The current issue of the New England Journal of Medicine has an article from investigators at the University of California San Francisco School of Medicine (where I worked from 1976 to 1986) and Columbia using computer models to predict the effect of relatively small reductions in salt intake on health.  Their conclusion:

Modest reductions in dietary salt could substantially reduce cardiovascular events and medical costs and should be a public health target.

The article also is discussed in an accompanying editorial, and was the topic of a long discussion in the New York Times.

I never know what to make of computer models, but one thing is clear: many people consume two or three times the amount of salt recommended.  It’s hard to avoid doing so.  Australian investigators surveyed processed foods and found more than 60% of them to contain salt above recommended levels.  Ours are unlikely to be any different.

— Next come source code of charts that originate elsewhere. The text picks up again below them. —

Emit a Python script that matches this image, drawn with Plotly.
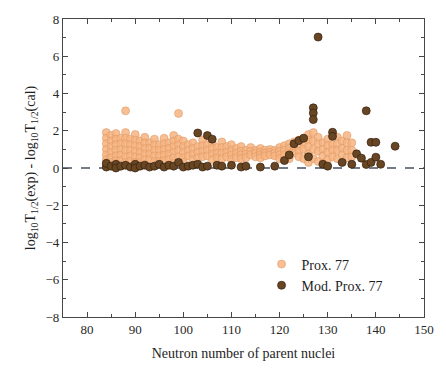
import plotly.graph_objects as go

# Prox. 77 : neutron number and deviation values
prox_n = [84,84,84,84,84,84,84, 85,85,85,85,85,85, 86,86,86,86,86,86,86, 87,87,87,87,87,
          88,88,88,88,88,88,88, 89,89,89,89,89, 90,90,90,90,90,90, 91,91,91,91,91,
          92,92,92,92,92,92, 93,93,93,93, 94,94,94,94,94, 95,95,95,95, 96,96,96,96,96,
          97,97,97,97, 98,98,98,98,98,98, 99,99,99,99,99, 100,100,100,100,100,
          101,101,101, 102,102,102,102, 103,103,103, 104,104,104,104, 105,105,105,
          106,106,106,106, 107,107,107, 108,108,108,108, 109,109,109,
          110,110,110,110, 111,111,111, 112,112,112,112, 113,113,113, 114,114,114,
          115,115,115, 116,116,116,116, 117,117,117, 118,118,118, 119,119,119,
          120,120,120,120, 121,121,121, 122,122,122,122, 123,123,123,
          124,124,124,124, 125,125,125,125, 126,126,126,126,126, 127,127,127,127,
          128,128,128,128, 129,129,129,129, 130,130,130,130, 131,131,131,
          132,132,132,132, 133,133,133, 134,134,134,134, 135,135,135]
prox_y = [1.9,1.6,1.3,1.0,0.7,0.45,0.2, 1.75,1.45,1.15,0.85,0.55,0.3, 1.85,1.55,1.25,0.95,0.65,0.4,0.15, 1.6,1.3,1.0,0.7,0.4,
          3.07,1.9,1.6,1.3,0.95,0.6,0.3, 1.55,1.25,0.95,0.65,0.35, 1.8,1.5,1.2,0.9,0.6,0.3, 1.45,1.15,0.85,0.55,0.3,
          1.65,1.35,1.05,0.75,0.45,0.2, 1.35,1.05,0.75,0.45, 1.55,1.25,0.95,0.65,0.35, 1.25,0.95,0.65,0.35, 1.6,1.3,1.0,0.7,0.4,
          1.35,1.05,0.75,0.45, 1.75,1.45,1.15,0.85,0.55,0.25, 2.93,1.55,1.25,0.95,0.6, 1.45,1.15,0.85,0.55,0.3,
          1.25,0.95,0.65, 1.35,1.05,0.75,0.45, 1.15,0.85,0.55, 1.5,1.2,0.9,0.6, 1.25,0.95,0.65,
          1.35,1.05,0.75,0.45, 1.1,0.8,0.55, 1.4,1.1,0.8,0.5, 1.15,0.85,0.6,
          1.25,0.95,0.7,0.45, 1.05,0.8,0.55, 1.15,0.9,0.7,0.5, 0.95,0.75,0.55, 1.1,0.9,0.7,
          0.95,0.8,0.6, 1.05,0.85,0.7,0.55, 0.95,0.8,0.65, 1.0,0.85,0.7, 0.95,0.8,0.65,
          1.1,0.9,0.7,0.5, 1.2,0.95,0.7, 1.3,1.05,0.8,0.5, 1.4,1.1,0.8,
          1.5,1.2,0.9,0.6, 1.6,1.3,1.0,0.5, 1.8,1.5,1.15,0.75,0.3, 1.9,1.45,1.0,0.5,
          1.65,1.3,0.9,0.35, 1.35,1.0,0.65,0.25, 1.55,1.2,0.85,0.45, 1.25,0.95,0.6,
          1.65,1.3,0.95,0.5, 1.45,1.05,0.7, 1.75,1.35,0.95,0.55, 1.35,0.95,0.6]

# Mod. Prox. 77
mod_n = [84,84,85,86,86,87,88,89,90,90,91,92,93,94,95,96,97,98,99,100,101,102,
         103,103,104,105,105,106,107,108,110,112,113,116,119,121,122,123,124,125,126,
         127,127,127,128,129,130,131,131,133,135,136,137,138,138,139,139,140,140,141,144]
mod_y = [0.05,0.25,0.1,0.2,0.0,0.1,0.15,0.05,0.2,0.0,0.1,0.15,0.05,0.1,0.2,0.05,0.15,0.1,0.3,0.05,0.1,0.15,
         1.88,0.2,0.05,1.74,0.1,1.55,0.15,0.1,0.15,0.05,0.1,0.05,0.1,0.4,0.7,1.3,1.47,1.6,0.6,
         3.23,2.95,2.6,7.03,0.2,0.1,1.92,1.7,0.3,0.2,0.76,0.53,3.07,0.19,1.38,0.3,1.38,0.58,0.2,1.17]

x_ticks = [80, 90, 100, 110, 120, 130, 140, 150]
y_ticks = [-8, -6, -4, -2, 0, 2, 4, 6, 8]

serif = "Liberation Serif"

fig = go.Figure()
fig.add_trace(go.Scatter(
    x=prox_n, y=prox_y, mode="markers", name="Prox. 77",
    marker=dict(size=8, color="rgba(246,180,128,0.85)",
                line=dict(color="rgba(220,150,100,0.8)", width=0.7)),
))
fig.add_trace(go.Scatter(
    x=mod_n, y=mod_y, mode="markers", name="Mod. Prox. 77",
    marker=dict(size=8, color="rgb(105,70,35)",
                line=dict(color="rgb(50,32,15)", width=0.7)),
))

fig.add_shape(type="line", xref="paper", yref="y", x0=0, x1=1, y0=0, y1=0,
              line=dict(color="rgb(70,80,95)", width=1.3, dash="dash"), layer="below")

axis_common = dict(
    showline=True, linecolor="rgb(70,70,70)", linewidth=1.2, mirror="ticks",
    ticks="inside", ticklen=5, tickwidth=1, tickcolor="rgb(70,70,70)",
    showgrid=False, zeroline=False,
    tickfont=dict(family=serif, size=13, color="rgb(40,40,40)"),
)

fig.update_layout(
    width=446, height=371,
    margin=dict(l=63, r=13, t=18, b=54),
    paper_bgcolor="white", plot_bgcolor="white",
    font=dict(family=serif, color="rgb(30,30,30)"),
    xaxis=dict(range=[75, 150], tickvals=x_ticks,
               minor=dict(dtick=5, ticks="inside", ticklen=3, tickcolor="rgb(70,70,70)"),
               title=dict(text="Neutron number of parent nuclei",
                          font=dict(family=serif, size=14), standoff=12),
               **axis_common),
    yaxis=dict(range=[-8, 8], tickvals=y_ticks,
               minor=dict(dtick=1, ticks="inside", ticklen=3, tickcolor="rgb(70,70,70)"),
               title=dict(text="log<sub>10</sub>T<sub>1/2</sub>(exp) - log<sub>10</sub>T<sub>1/2</sub>(cal)",
                          font=dict(family=serif, size=14), standoff=6),
               **axis_common),
    legend=dict(x=0.55, y=0.23, xanchor="left", yanchor="top",
                bgcolor="rgba(0,0,0,0)", font=dict(family=serif, size=14),
                itemsizing="trace", tracegroupgap=0),
    showlegend=True,
)

fig.write_html("out.html")
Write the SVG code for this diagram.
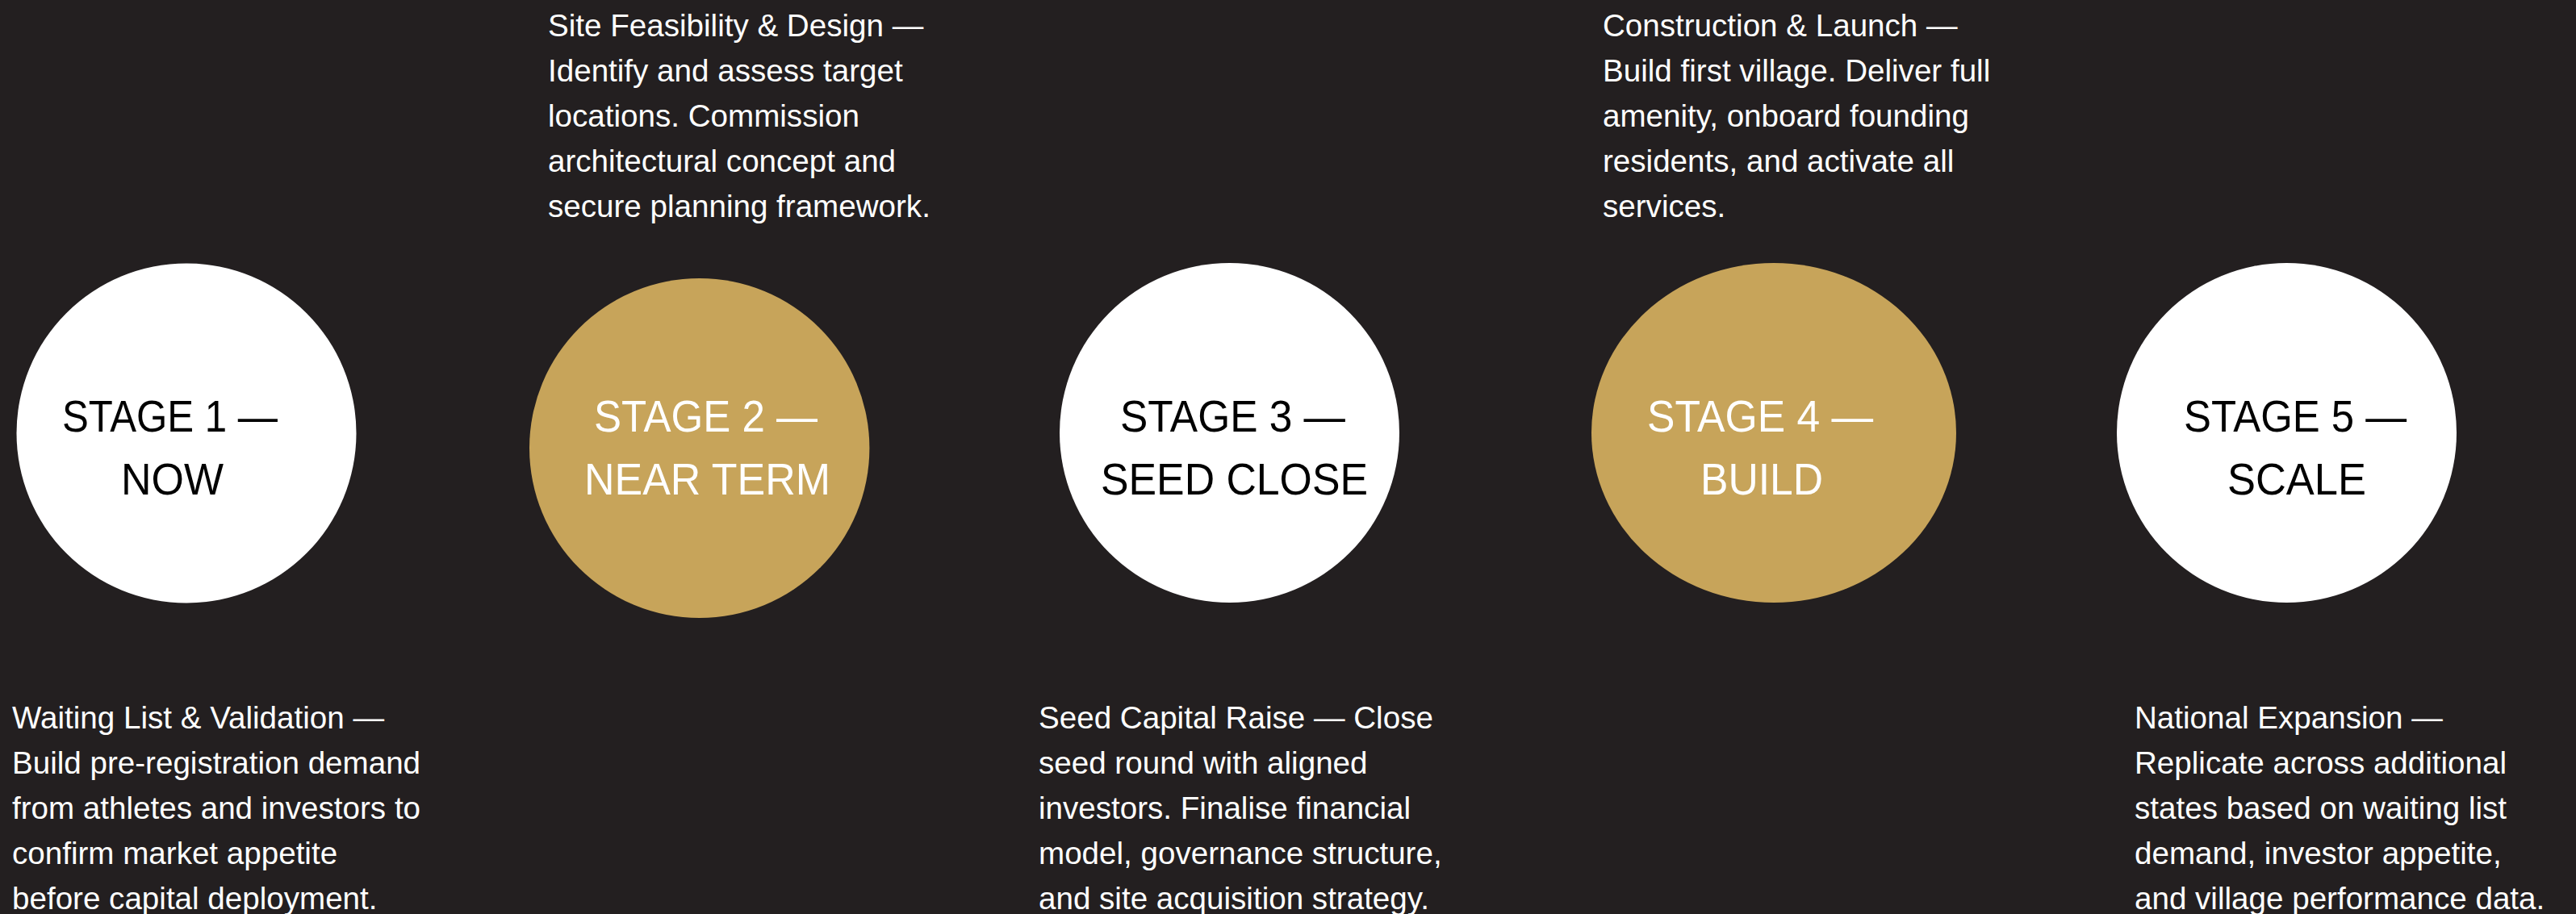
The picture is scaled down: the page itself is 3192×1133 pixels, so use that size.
<svg xmlns="http://www.w3.org/2000/svg" width="3192" height="1133" viewBox="0 0 3192 1133">
<style>
.bg{fill:#231f20}
.w{fill:#ffffff}
.g{fill:#c7a45a}
.lab{font-family:"Liberation Sans",Arial,sans-serif;font-size:55px}
.lab-d{fill:#000000}
.lab-l{fill:#ffffff}
.body{font-family:"Liberation Sans",Arial,sans-serif;font-size:38.6px;fill:#ffffff}
</style>
<rect class="bg" x="0" y="0" width="3192" height="1133"/>
<g id="connectors"></g>
<g id="stage1">
<circle class="w" cx="231" cy="537" r="210.5"/>
<text class="lab lab-d" x="77" y="535" textLength="267" lengthAdjust="spacingAndGlyphs">STAGE 1 —</text>
<text class="lab lab-d" x="150" y="613" textLength="127" lengthAdjust="spacingAndGlyphs">NOW</text>
</g>
<g id="stage2">
<ellipse class="g" cx="866.7" cy="555.5" rx="210.7" ry="210.5"/>
<text class="lab lab-l" x="736" y="535" textLength="277" lengthAdjust="spacingAndGlyphs">STAGE 2 —</text>
<text class="lab lab-l" x="724" y="613" textLength="305" lengthAdjust="spacingAndGlyphs">NEAR TERM</text>
</g>
<g id="stage3">
<circle class="w" cx="1523.5" cy="536.5" r="210.5"/>
<text class="lab lab-d" x="1388" y="535" textLength="279" lengthAdjust="spacingAndGlyphs">STAGE 3 —</text>
<text class="lab lab-d" x="1364" y="613" textLength="331" lengthAdjust="spacingAndGlyphs">SEED CLOSE</text>
</g>
<g id="stage4">
<ellipse class="g" cx="2198" cy="536.5" rx="226" ry="210.5"/>
<text class="lab lab-l" x="2041" y="535" textLength="280" lengthAdjust="spacingAndGlyphs">STAGE 4 —</text>
<text class="lab lab-l" x="2107" y="613" textLength="152" lengthAdjust="spacingAndGlyphs">BUILD</text>
</g>
<g id="stage5">
<circle class="w" cx="2833.5" cy="536.5" r="210.5"/>
<text class="lab lab-d" x="2706" y="535" textLength="276" lengthAdjust="spacingAndGlyphs">STAGE 5 —</text>
<text class="lab lab-d" x="2760" y="613" textLength="172" lengthAdjust="spacingAndGlyphs">SCALE</text>
</g>
<g id="desc1">
<text class="body" x="15" y="903">Waiting List &amp; Validation —</text>
<text class="body" x="15" y="959">Build pre-registration demand</text>
<text class="body" x="15" y="1015">from athletes and investors to</text>
<text class="body" x="15" y="1071">confirm market appetite</text>
<text class="body" x="15" y="1127">before capital deployment.</text>
</g>
<g id="desc2">
<text class="body" x="679" y="45">Site Feasibility &amp; Design —</text>
<text class="body" x="679" y="101">Identify and assess target</text>
<text class="body" x="679" y="157">locations. Commission</text>
<text class="body" x="679" y="213">architectural concept and</text>
<text class="body" x="679" y="269">secure planning framework.</text>
</g>
<g id="desc3">
<text class="body" x="1287" y="903">Seed Capital Raise — Close</text>
<text class="body" x="1287" y="959">seed round with aligned</text>
<text class="body" x="1287" y="1015">investors. Finalise financial</text>
<text class="body" x="1287" y="1071">model, governance structure,</text>
<text class="body" x="1287" y="1127">and site acquisition strategy.</text>
</g>
<g id="desc4">
<text class="body" x="1986" y="45">Construction &amp; Launch —</text>
<text class="body" x="1986" y="101">Build first village. Deliver full</text>
<text class="body" x="1986" y="157">amenity, onboard founding</text>
<text class="body" x="1986" y="213">residents, and activate all</text>
<text class="body" x="1986" y="269">services.</text>
</g>
<g id="desc5">
<text class="body" x="2645" y="903">National Expansion —</text>
<text class="body" x="2645" y="959">Replicate across additional</text>
<text class="body" x="2645" y="1015">states based on waiting list</text>
<text class="body" x="2645" y="1071">demand, investor appetite,</text>
<text class="body" x="2645" y="1127">and village performance data.</text>
</g>
</svg>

While we are on the subject of salt in processed foods:  Juli Mandel Sloves of Campbell Soup correctly points out that my observation that the company’s kids’ soups contain 480 mg sodium per 4 ounce serving is incorrect.  A serving of soup is 8 ounces, not 4.  I see how I made this mistake.  The label states that a serving is half a cup (4 ounces) and that one serving contains 480 mg sodium.   But you are supposed to dilute what’s in the can with another can of water.  That makes it 480 mg sodium per 8 ounces, the same amount of salt but diluted.  The confusing serving sizes are another good reason to rethink and redesign the Nutrition Facts label.